Quantum spin sensors for open-shell molecules

Abstract

Zigzag graphene nanoribbons (ZGNRs) exhibit symmetric, but opposite spin distributions on their edges, making them susceptible to perturbations due to molecular adsorption. This study investigates the impact of the adsorption of closed-shell (e.g. N₂, CO, CO₂) and open-shell paramagnetic (e.g. O₂, NO, NO₂) molecules on the spin-polarized quantum transport properties of zigzag graphene nanoribbons using density functional theory and nonequilibrium Green's function (NEGF-DFT) methods. We found that closed-shell molecules physisorbed on graphene nanoribbons, while open-shell molecules chemisorbed strongly at the edges.

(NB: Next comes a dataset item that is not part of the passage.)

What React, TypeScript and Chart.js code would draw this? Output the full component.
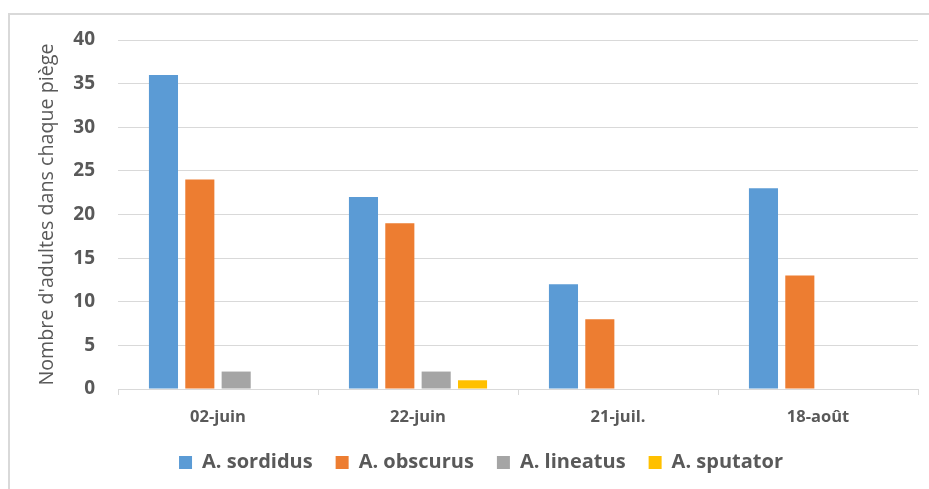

This chemisorption disrupts the symmetric spin distribution, leading to spin-polarized transmission. The underlying mechanism for spin-polarized transmission in open-shell molecule adsorption cases is the quantum interference between the localized and delocalized hybridized states of molecule adsorbed graphene nanoribbons. The analysis of bond current, the current between a pair of two atoms, shows that physisorbed closed-shell molecules act as a scattering center, which reduces the current through graphene nanoribbons. We showed that the interaction of open-shell molecules with the graphene nanoribbons depends on the electronic properties of adsorbed molecules. Thus, a variation in the destructive quantum interference pattern is observed for different open-shell molecules resulting in different spin currents. This phenomenon can be used for molecular recognition of open-shell paramagnetic species, providing avenues for quantum spin sensor technology.